**Supplied entries**
........

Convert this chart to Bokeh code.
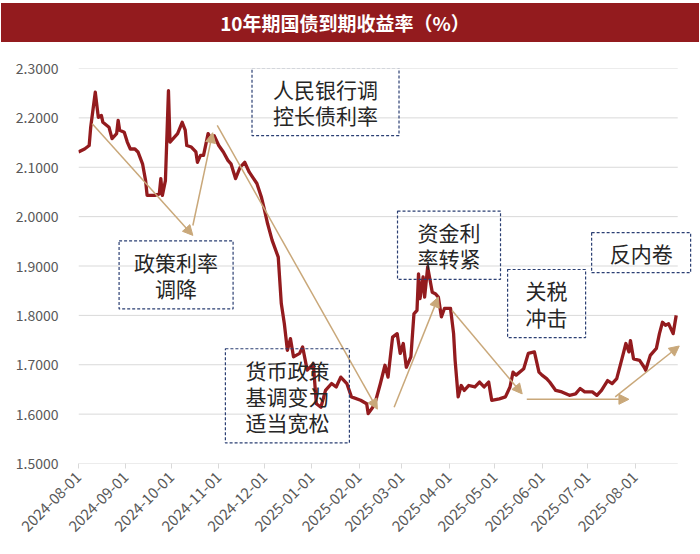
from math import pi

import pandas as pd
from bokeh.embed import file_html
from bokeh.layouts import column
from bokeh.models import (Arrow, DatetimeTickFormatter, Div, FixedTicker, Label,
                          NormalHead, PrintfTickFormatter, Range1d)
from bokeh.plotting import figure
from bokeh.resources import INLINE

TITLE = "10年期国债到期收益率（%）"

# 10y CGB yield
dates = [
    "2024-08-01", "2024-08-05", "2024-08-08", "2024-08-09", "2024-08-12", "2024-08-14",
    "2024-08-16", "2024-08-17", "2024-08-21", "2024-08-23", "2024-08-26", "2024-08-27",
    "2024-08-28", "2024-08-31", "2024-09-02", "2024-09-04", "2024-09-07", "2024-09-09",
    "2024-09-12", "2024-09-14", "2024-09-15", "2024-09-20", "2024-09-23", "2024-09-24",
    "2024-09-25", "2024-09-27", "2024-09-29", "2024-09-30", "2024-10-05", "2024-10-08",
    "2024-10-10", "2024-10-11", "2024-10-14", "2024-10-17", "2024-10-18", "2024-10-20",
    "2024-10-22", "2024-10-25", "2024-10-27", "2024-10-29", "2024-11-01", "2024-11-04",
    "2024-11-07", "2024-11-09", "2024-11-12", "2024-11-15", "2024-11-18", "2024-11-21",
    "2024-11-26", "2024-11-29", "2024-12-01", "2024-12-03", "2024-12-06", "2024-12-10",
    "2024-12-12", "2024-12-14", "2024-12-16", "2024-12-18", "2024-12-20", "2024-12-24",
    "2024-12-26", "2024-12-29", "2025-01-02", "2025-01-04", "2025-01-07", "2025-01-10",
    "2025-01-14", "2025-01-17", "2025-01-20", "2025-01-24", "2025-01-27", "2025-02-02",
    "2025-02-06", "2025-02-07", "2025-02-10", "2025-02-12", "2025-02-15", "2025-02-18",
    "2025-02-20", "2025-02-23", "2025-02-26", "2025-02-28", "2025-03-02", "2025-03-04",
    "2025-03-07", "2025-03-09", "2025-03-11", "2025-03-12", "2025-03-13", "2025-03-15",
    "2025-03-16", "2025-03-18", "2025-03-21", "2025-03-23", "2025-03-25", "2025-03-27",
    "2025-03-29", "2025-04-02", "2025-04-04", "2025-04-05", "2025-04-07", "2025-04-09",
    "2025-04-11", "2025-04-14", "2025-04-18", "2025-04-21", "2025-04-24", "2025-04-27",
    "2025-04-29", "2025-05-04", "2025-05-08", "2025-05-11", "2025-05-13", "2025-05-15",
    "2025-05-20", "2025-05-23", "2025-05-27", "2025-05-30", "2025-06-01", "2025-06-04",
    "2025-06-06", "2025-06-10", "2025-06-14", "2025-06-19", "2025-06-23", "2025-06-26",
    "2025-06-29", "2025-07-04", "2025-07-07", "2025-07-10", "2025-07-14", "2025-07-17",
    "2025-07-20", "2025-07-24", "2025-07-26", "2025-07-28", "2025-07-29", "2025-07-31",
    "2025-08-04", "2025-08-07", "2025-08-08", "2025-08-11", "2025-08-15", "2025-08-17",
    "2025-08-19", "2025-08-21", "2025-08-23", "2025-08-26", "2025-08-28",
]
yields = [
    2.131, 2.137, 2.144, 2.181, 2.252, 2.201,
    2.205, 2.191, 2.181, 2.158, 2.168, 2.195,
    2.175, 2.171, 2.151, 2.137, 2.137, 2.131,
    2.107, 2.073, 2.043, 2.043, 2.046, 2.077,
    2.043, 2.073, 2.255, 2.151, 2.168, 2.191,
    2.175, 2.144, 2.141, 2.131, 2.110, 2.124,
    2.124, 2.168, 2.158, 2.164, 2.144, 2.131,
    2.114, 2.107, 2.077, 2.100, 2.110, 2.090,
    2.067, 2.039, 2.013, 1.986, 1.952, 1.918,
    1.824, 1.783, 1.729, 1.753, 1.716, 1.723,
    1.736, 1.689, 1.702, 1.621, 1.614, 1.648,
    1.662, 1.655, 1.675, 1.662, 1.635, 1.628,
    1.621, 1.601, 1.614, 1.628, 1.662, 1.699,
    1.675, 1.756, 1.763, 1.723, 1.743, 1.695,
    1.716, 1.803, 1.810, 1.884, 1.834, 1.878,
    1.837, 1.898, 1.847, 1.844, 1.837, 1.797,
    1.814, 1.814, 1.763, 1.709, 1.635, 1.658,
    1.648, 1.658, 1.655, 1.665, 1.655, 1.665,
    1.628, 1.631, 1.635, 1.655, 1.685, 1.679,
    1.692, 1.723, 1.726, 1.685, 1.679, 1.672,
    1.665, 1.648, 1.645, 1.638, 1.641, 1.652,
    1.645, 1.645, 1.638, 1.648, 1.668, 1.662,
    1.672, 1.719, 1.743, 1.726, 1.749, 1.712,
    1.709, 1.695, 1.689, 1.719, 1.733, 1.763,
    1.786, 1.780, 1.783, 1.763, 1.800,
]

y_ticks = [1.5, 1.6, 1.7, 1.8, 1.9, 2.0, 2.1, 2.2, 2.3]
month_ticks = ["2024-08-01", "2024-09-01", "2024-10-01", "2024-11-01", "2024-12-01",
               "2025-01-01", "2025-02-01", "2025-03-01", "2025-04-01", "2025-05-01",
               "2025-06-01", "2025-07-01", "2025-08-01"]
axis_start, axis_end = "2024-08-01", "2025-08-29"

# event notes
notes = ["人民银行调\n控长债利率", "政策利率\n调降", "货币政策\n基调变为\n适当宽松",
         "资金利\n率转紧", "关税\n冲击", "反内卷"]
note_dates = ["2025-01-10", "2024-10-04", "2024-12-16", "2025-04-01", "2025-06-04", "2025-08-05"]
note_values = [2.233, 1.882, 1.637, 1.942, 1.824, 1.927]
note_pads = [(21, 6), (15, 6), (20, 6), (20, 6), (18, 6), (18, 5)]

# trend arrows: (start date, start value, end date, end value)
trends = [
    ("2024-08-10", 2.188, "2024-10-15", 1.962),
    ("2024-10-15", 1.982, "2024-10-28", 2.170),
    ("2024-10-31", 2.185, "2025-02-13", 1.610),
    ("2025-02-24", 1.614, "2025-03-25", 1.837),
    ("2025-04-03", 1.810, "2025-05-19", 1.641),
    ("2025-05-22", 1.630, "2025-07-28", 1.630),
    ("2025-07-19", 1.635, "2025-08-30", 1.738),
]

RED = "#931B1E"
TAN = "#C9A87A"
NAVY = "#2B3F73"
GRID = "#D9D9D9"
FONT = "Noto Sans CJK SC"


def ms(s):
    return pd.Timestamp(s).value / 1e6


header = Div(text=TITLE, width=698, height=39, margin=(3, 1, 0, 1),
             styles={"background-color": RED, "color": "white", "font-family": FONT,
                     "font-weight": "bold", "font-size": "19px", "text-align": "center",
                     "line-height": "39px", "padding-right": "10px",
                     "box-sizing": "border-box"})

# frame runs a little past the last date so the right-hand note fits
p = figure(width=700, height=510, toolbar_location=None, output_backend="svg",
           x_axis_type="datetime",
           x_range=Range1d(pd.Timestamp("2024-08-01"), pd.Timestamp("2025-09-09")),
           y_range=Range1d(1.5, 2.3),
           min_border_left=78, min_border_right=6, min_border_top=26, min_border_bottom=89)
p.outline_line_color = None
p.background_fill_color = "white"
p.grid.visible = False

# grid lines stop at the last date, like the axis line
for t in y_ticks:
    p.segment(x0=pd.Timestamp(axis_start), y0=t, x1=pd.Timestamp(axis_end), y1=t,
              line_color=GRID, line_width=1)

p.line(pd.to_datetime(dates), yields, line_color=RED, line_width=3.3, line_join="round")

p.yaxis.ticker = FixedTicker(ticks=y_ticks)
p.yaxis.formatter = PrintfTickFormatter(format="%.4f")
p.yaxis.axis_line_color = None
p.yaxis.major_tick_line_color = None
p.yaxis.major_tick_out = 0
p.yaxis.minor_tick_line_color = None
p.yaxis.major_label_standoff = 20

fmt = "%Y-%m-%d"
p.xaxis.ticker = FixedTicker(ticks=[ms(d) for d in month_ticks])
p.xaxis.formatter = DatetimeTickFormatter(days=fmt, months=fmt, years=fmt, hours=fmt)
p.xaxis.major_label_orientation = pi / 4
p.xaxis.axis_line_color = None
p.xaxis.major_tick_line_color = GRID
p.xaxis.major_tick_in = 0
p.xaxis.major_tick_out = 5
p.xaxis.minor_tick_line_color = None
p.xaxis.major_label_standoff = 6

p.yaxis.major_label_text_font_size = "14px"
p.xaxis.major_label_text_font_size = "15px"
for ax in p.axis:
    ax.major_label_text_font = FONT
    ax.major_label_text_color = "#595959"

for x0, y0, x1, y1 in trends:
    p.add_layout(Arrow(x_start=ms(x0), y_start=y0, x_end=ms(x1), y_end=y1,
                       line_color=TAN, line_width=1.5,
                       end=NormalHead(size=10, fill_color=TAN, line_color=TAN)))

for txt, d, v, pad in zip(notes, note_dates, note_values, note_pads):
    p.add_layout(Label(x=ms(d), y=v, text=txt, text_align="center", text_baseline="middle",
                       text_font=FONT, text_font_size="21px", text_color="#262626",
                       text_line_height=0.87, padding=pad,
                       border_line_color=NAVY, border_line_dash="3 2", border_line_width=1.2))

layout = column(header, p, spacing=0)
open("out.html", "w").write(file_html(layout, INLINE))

........

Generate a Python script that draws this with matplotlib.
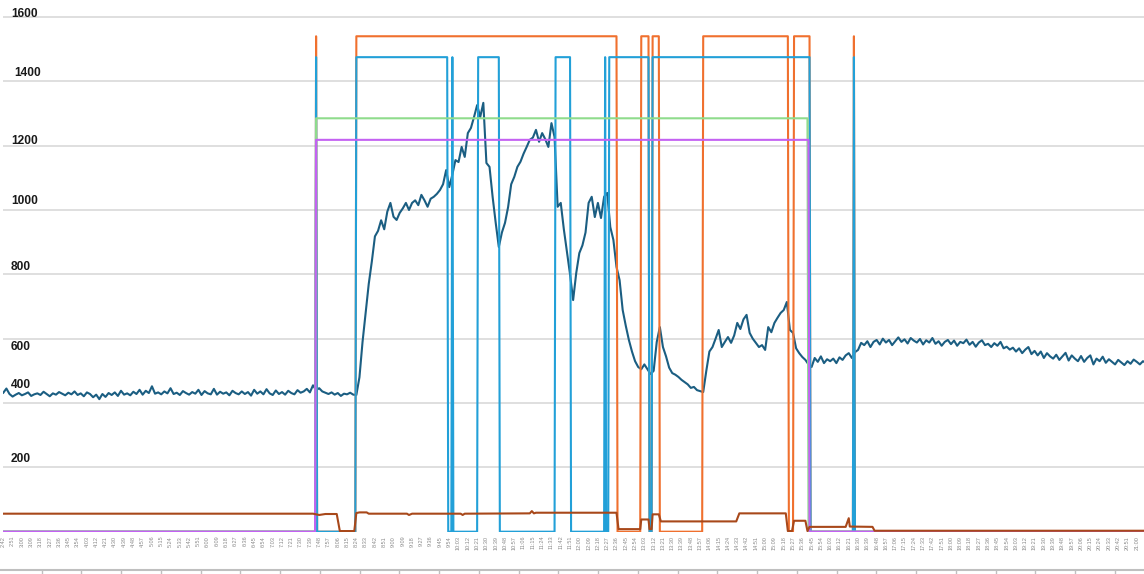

........

**Exercise goal**
The answer must consist solely of the number of lines in the entries that contain the word "this".

**Finished answer**
2